Boosting Visual Reprogramming for CLIP with Dual Granularity Alignment
Abstract
Model reprogramming adapts pretrained models to downstream tasks by modifying their input and output spaces. Visual reprogramming (VR), a prominent instance, introduces learnable input transformations (e.g., visual prompts) to repurpose vision-language models like CLIP for downstream visual tasks. Existing VR methods primarily focus on single-level alignment between prompted images and text descriptions, overlooking inherent structural information in data that facilitates alignment: semantic granularity (label hierarchies) and visual granularity (multi-scale representations). To address this gap, we propose Dual Granularity Alignment (DGA): First, for visual granularity, we generate multi-scale images and propose Uncertainty-calibrated Prediction Fusion (UPF) to capture hierarchical spatial information within images.
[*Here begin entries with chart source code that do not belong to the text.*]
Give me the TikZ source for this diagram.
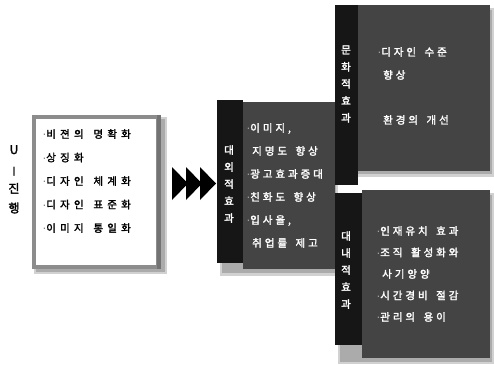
\documentclass[tikz,border=0pt]{standalone}
\usepackage{fontspec}
\newfontfamily\kr[LetterSpace=28,WordSpace=1.6,FakeBold=2.2]{Noto Sans CJK KR}
\newfontfamily\krw[LetterSpace=40,WordSpace=1.5,FakeBold=2.0]{Noto Sans CJK KR}
\newfontfamily\krv[FakeBold=2.2]{Noto Sans CJK KR}
\newfontfamily\dotf{DejaVu Sans}
\newcommand\bul{{\dotf\fontsize{8}{8}\selectfont ·}\hspace{0.5pt}}
\definecolor{bodyc}{HTML}{444444}
\definecolor{stripc}{HTML}{161616}
\definecolor{framec}{HTML}{8C8C8C}
\begin{document}
\begin{tikzpicture}[x=1pt,y=-1pt,
  softshadow/.style={fill=black,opacity=0.18},
  bodybox/.style={fill=bodyc,draw=none,inner sep=0,anchor=north west},
  stripbox/.style={fill=stripc,draw=none,inner sep=0,anchor=north west},
  whitetext/.style={text=white,font=\kr\fontsize{10.5}{23}\selectfont,align=left,inner sep=0,anchor=north west},
  blacktext/.style={text=black,font=\krw\fontsize{10.5}{23.5}\selectfont,align=left,inner sep=0,anchor=north west},
  vtext/.style={text=white,font=\krv\fontsize{10.5}{17}\selectfont,align=center,inner sep=0},
  arrowtri/.style={fill=black}
]
\useasboundingbox (0,0) rectangle (494,364);

% ---------- left box ----------
\fill[softshadow] (34,117) rectangle (167,274);
\fill[softshadow] (36,119) rectangle (165,272);
\node[fill=white,draw=framec,line width=3.5pt,inner sep=0,anchor=north west,
      minimum width=124,minimum height=150] (lb) at (32,115) {};
\draw[line width=4pt,draw=black!55] ([xshift=-1pt]lb.north east) -- ([xshift=-1pt]lb.south east);
\node[blacktext] (lbt) at (43,129)
  {\bul 비젼의 명확화\\\bul 상징화\\\bul 디자인 체계화\\\bul 디자인 표준화\\\bul 이미지 통일화};

% ---------- label U-진행 ----------
\node[text=black,font=\krv\fontsize{12}{19.5}\selectfont,align=center,inner sep=0,anchor=north]
  (ulab) at (14,145) {U\\{\fontsize{8}{8}\selectfont |}\\진\\행};

% ---------- arrows ----------
\fill[arrowtri] (172,167) -- (188,183.5) -- (172,200) -- cycle;
\fill[arrowtri] (186,167) -- (202,183.5) -- (186,200) -- cycle;
\fill[arrowtri] (200,167) -- (216,183.5) -- (200,200) -- cycle;

% ---------- middle box ----------
\fill[softshadow] (220,104) rectangle (338,276);
\fill[softshadow] (222,106) rectangle (336,273);
\node[bodybox,minimum width=92,minimum height=167] (mb) at (243,102) {};
\node[stripbox,minimum width=26,minimum height=163] (ms) at (217,100) {};
\node[vtext] (mst) at (229,184) {대\\외\\적\\효\\과};
\node[whitetext] (mbt) at (247,123)
  {\bul 이미지,\\\hspace{5pt}지명도 향상\\\bul 광고효과증대\\\bul 친화도 향상\\\bul 입사율,\\\hspace{5pt}취업률 제고};

% ---------- upper right box ----------
\fill[softshadow] (338,8) rectangle (494,177);
\fill[softshadow] (340,10) rectangle (492,174);
\node[bodybox,minimum width=132,minimum height=166] (ub) at (358,5) {};
\node[stripbox,minimum width=23,minimum height=180] (us) at (335,5) {};
\node[vtext] (ust) at (346,84) {문\\화\\적\\효\\과};
\node[whitetext] (ubt) at (378,47)
  {\bul 디자인 수준\\\hspace{5pt}향상\\[22pt]\hspace{5pt}환경의 개선};

% ---------- lower right box ----------
\fill[softshadow] (338,193) rectangle (494,364);
\fill[softshadow] (340,195) rectangle (492,362);
\node[bodybox,minimum width=128,minimum height=168] (lrb) at (362,190) {};
\node[stripbox,minimum width=27,minimum height=152] (lrs) at (335,193) {};
\node[vtext] (lrst) at (346,270) {대\\내\\적\\효\\과};
\node[whitetext,font=\kr\fontsize{10.5}{21.5}\selectfont] (lrbt) at (377,226)
  {\bul 인재유치 효과\\\bul 조직 활성화와\\\hspace{5pt}사기앙양\\\bul 시간경비 절감\\\bul 관리의 용이};
\end{tikzpicture}
\end{document}
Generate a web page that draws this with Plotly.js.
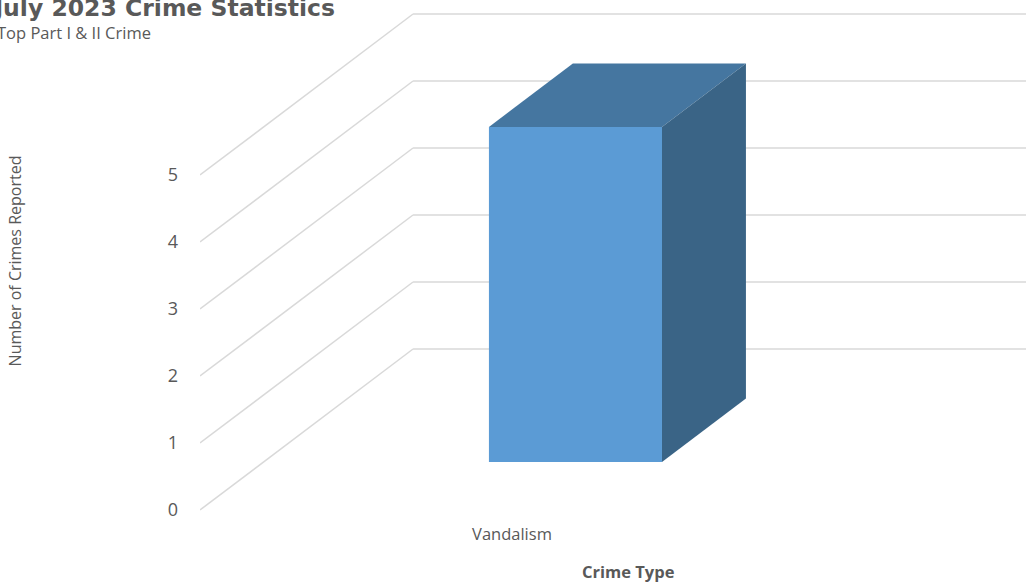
<!DOCTYPE html>
<html>
<head>
<meta charset="utf-8">
<script src="https://cdn.plot.ly/plotly-3.0.1.min.js"></script>
<style>
  html, body { margin: 0; padding: 0; background: #ffffff; }
  #chart { width: 1026px; height: 582px; }
</style>
</head>
<body>
<div id="chart"></div>
<script>
// ---- Data ----
const categories = ['Vandalism'];
const values = [5];
const yTickValues = [0, 1, 2, 3, 4, 5];
const chartTitle = 'July 2023 Crime Statistics';
const chartSubtitle = 'Top Part I & II Crime';
const xAxisTitle = 'Crime Type';
const yAxisTitle = 'Number of Crimes Reported';

// ---- Pseudo-3D projection settings (axis units) ----
const X_MIN = -0.508, X_MAX = 0.837;   // floor front starts at X_MIN
const Y_MIN = -0.179, Y_MAX = 7.612;
const DEPTH_DX = 0.3469;               // full depth shift in x units
const DEPTH_DY = 2.403;                // full depth shift in y units
const BAR_WIDTH = 0.2818;
const BAR_D0 = 0.298, BAR_D1 = 0.692;  // bar depth span (0 = front, 1 = back wall)

const frontColor = '#5B9BD5';
const topColor = '#4576A0';
const sideColor = '#3A6486';
const gridColor = '#D9D9D9';
const textColor = '#595959';

// ---- Gridlines: side wall diagonals + back wall horizontals ----
const shapes = [];
yTickValues.forEach(t => {
  shapes.push({
    type: 'line', xref: 'x', yref: 'y', layer: 'below',
    x0: X_MIN, y0: t, x1: X_MIN + DEPTH_DX, y1: t + DEPTH_DY,
    line: { color: gridColor, width: 1.5 }
  });
  shapes.push({
    type: 'line', xref: 'x', yref: 'y', layer: 'below',
    x0: X_MIN + DEPTH_DX, y0: t + DEPTH_DY, x1: X_MAX + 0.05, y1: t + DEPTH_DY,
    line: { color: gridColor, width: 1.5 }
  });
});

// ---- Bars ----
const xIdx = categories.map((c, i) => i);
const traces = [];

// front face: real bar trace
traces.push({
  type: 'bar',
  x: xIdx,
  y: values,
  base: values.map(() => BAR_D0 * DEPTH_DY),
  width: values.map(() => BAR_WIDTH),
  offset: values.map(() => -BAR_WIDTH / 2 + BAR_D0 * DEPTH_DX),
  marker: { color: frontColor, line: { width: 0 } },
  hovertemplate: '%{customdata}: %{y}<extra></extra>',
  customdata: categories,
  showlegend: false
});

// top and side faces, computed from the same values
values.forEach((v, i) => {
  const xl = xIdx[i] - BAR_WIDTH / 2, xr = xIdx[i] + BAR_WIDTH / 2;
  const a0x = BAR_D0 * DEPTH_DX, a0y = BAR_D0 * DEPTH_DY;
  const a1x = BAR_D1 * DEPTH_DX, a1y = BAR_D1 * DEPTH_DY;
  traces.push({
    type: 'scatter', mode: 'lines', fill: 'toself',
    x: [xl + a0x, xl + a1x, xr + a1x, xr + a0x, xl + a0x],
    y: [v + a0y, v + a1y, v + a1y, v + a0y, v + a0y],
    fillcolor: topColor, line: { width: 0, color: topColor },
    hoverinfo: 'skip', showlegend: false
  });
  traces.push({
    type: 'scatter', mode: 'lines', fill: 'toself',
    x: [xr + a0x, xr + a0x, xr + a1x, xr + a1x, xr + a0x],
    y: [a0y, v + a0y, v + a1y, a1y, a0y],
    fillcolor: sideColor, line: { width: 0, color: sideColor },
    hoverinfo: 'skip', showlegend: false
  });
});

const baseFont = 'Open Sans, Noto Sans, sans-serif';

const layout = {
  width: 1026, height: 582,
  margin: { l: 200, r: 0, t: 0, b: 60, pad: 0 },
  paper_bgcolor: '#ffffff', plot_bgcolor: 'rgba(0,0,0,0)',
  font: { family: baseFont, color: textColor },
  showlegend: false,
  title: {
    text: '<b>' + chartTitle + '</b>',
    xref: 'container', yref: 'container',
    x: 335 / 1026, xanchor: 'right',
    y: 1 - 8 / 582, yanchor: 'middle',
    font: { family: 'DejaVu Sans, sans-serif', size: 23.5, color: textColor }
  },
  xaxis: {
    range: [X_MIN, X_MAX],
    tickvals: xIdx, ticktext: categories,
    showgrid: false, zeroline: false, showline: false, ticks: '',
    tickfont: { size: 16.5, color: textColor },
    fixedrange: true
  },
  yaxis: {
    range: [Y_MIN, Y_MAX],
    tickvals: yTickValues, ticktext: yTickValues.map(String),
    showgrid: false, zeroline: false, showline: false, ticks: '',
    ticklabelstandoff: 21,
    tickfont: { size: 18, color: textColor },
    title: { text: yAxisTitle, standoff: 142, font: { size: 16, color: textColor } },
    automargin: false,
    fixedrange: true
  },
  shapes: shapes,
  annotations: [
    {
      text: chartSubtitle, xref: 'paper', yref: 'paper',
      x: (153 - 200) / 826, xanchor: 'right',
      y: (522 - 33) / 522, yanchor: 'middle',
      showarrow: false, font: { size: 16.5, color: textColor }
    },
    {
      text: '<b>' + xAxisTitle + '</b>', xref: 'paper', yref: 'paper',
      x: (628 - 200) / 826, xanchor: 'center',
      y: -(571 - 522) / 522, yanchor: 'middle',
      showarrow: false, font: { size: 16.5, color: textColor }
    }
  ]
};

Plotly.newPlot('chart', traces, layout, { displayModeBar: false, staticPlot: false });
</script>
</body>
</html>
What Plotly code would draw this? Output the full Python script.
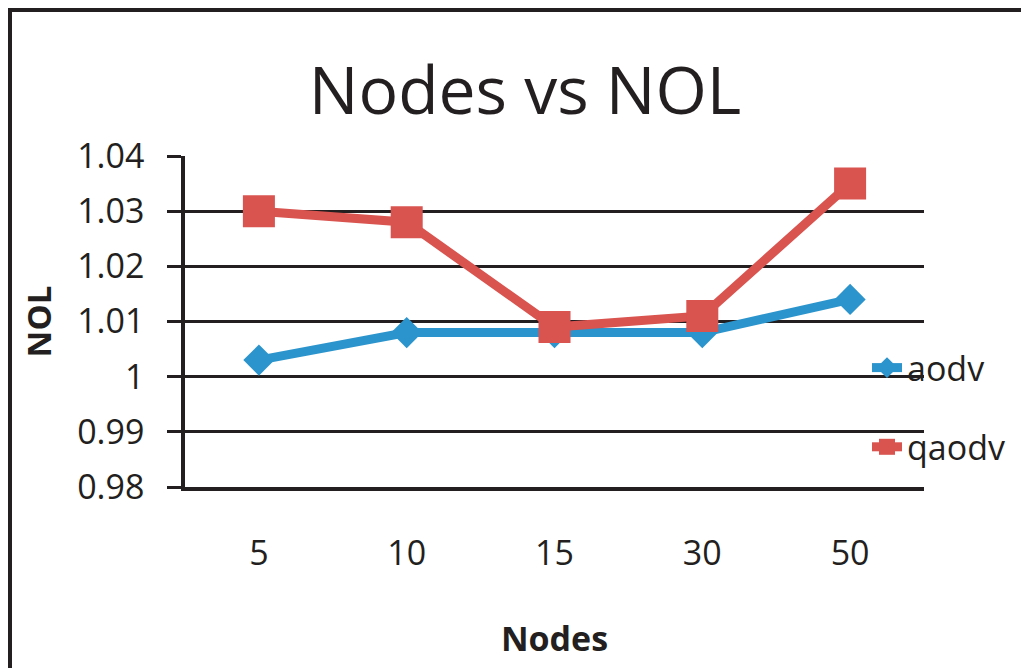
import plotly.graph_objects as go

nodes = ["5", "10", "15", "30", "50"]
aodv = [1.003, 1.008, 1.008, 1.008, 1.014]
qaodv = [1.030, 1.028, 1.009, 1.011, 1.035]
y_ticks = [0.98, 0.99, 1.00, 1.01, 1.02, 1.03, 1.04]
y_tick_labels = ["0.98", "0.99", "1", "1.01", "1.02", "1.03", "1.04"]

BLUE = "#2C94CC"
RED = "#D9534F"
FONT = "Open Sans"
INK = "#231F20"

fig = go.Figure()
fig.add_trace(go.Scatter(
    x=nodes, y=aodv, name="aodv", mode="lines+markers",
    line=dict(color=BLUE, width=9),
    marker=dict(symbol="diamond", size=24, color=BLUE),
    legendgroup="a",
))
fig.add_trace(go.Scatter(
    x=nodes, y=qaodv, name="qaodv", mode="lines+markers",
    line=dict(color=RED, width=9),
    marker=dict(symbol="square", size=32, color=RED),
    legendgroup="b",
))

# page body has an 8px margin; figure coordinates = page coordinates - 8
OFF = 8
W, H = 1029 - OFF, 668 - OFF
L, R, T, B = 185 - OFF, 924 - OFF, 156 - OFF, 487 - OFF

def px_x(p):
    return (p - OFF - L) / (R - L)

def px_y(p):
    return (B - (p - OFF)) / (B - T)

fig.update_layout(
    width=W, height=H,
    margin=dict(l=L, r=W - R, t=T, b=H - B),
    paper_bgcolor="white", plot_bgcolor="white",
    font=dict(family=FONT, color=INK, size=34),
    title=dict(text="Nodes vs NOL", font=dict(size=66, family=FONT, color=INK),
               x=(525 - OFF) / W, xanchor="center", y=1 - (91 - OFF) / H, yanchor="middle"),
    showlegend=True,
    legend=dict(x=px_x(867), xanchor="left", y=px_y(339), yanchor="top",
                font=dict(size=34, family=FONT, color=INK),
                bgcolor="rgba(0,0,0,0)", tracegroupgap=32,
                traceorder="grouped", itemsizing="trace"),
    shapes=[dict(type="rect", xref="paper", yref="paper",
                 x0=px_x(10), x1=px_x(1080), y0=px_y(720), y1=px_y(10),
                 line=dict(color=INK, width=4), fillcolor="rgba(0,0,0,0)",
                 layer="below")],
)
fig.update_xaxes(
    type="category", range=[-0.5, 4.5],
    showline=True, linecolor=INK, linewidth=3.5,
    showgrid=False, ticks="", ticklabelstandoff=33,
    tickfont=dict(size=34, family=FONT, color=INK),
    title=dict(text="<b>Nodes</b>", font=dict(size=34, family=FONT, color=INK), standoff=55),
)
fig.update_yaxes(
    range=[0.98, 1.04], tickmode="array", tickvals=y_ticks, ticktext=y_tick_labels,
    showline=True, linecolor=INK, linewidth=3.5,
    showgrid=True, gridcolor=INK, gridwidth=2.5,
    ticks="outside", ticklen=14, tickwidth=2.5, tickcolor=INK,
    ticklabelstandoff=16,
    tickfont=dict(size=34, family=FONT, color=INK),
    title=dict(text="<b>NOL</b>", font=dict(size=33, family=FONT, color=INK), standoff=17),
    zeroline=False,
)

fig.write_html("out.html")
Second, for semantic granularity, we propose Prototype-guided Label Hierarchization (PLF) to construct category hierarchies from visual semantic similarities and propose Hierarchical Knowledge Propagation (HKP) to achieve top-down superclass-to-subclass guidance for coherent multi-level visual prompts alignment. Our DGA collaboratively integrate both granularities to enhance alignment effectiveness. Experiments across 12 downstream datasets demonstrate DGA's superiority over baselines on both ViT-based and ResNet-based CLIP architectures. Specifically, DGA achieves a 4.5% improvement over the previous state-of-the-art method on ViT-16-based CLIP. By explicitly modeling structural granularities, DGA establishes a new paradigm for visual reprogramming.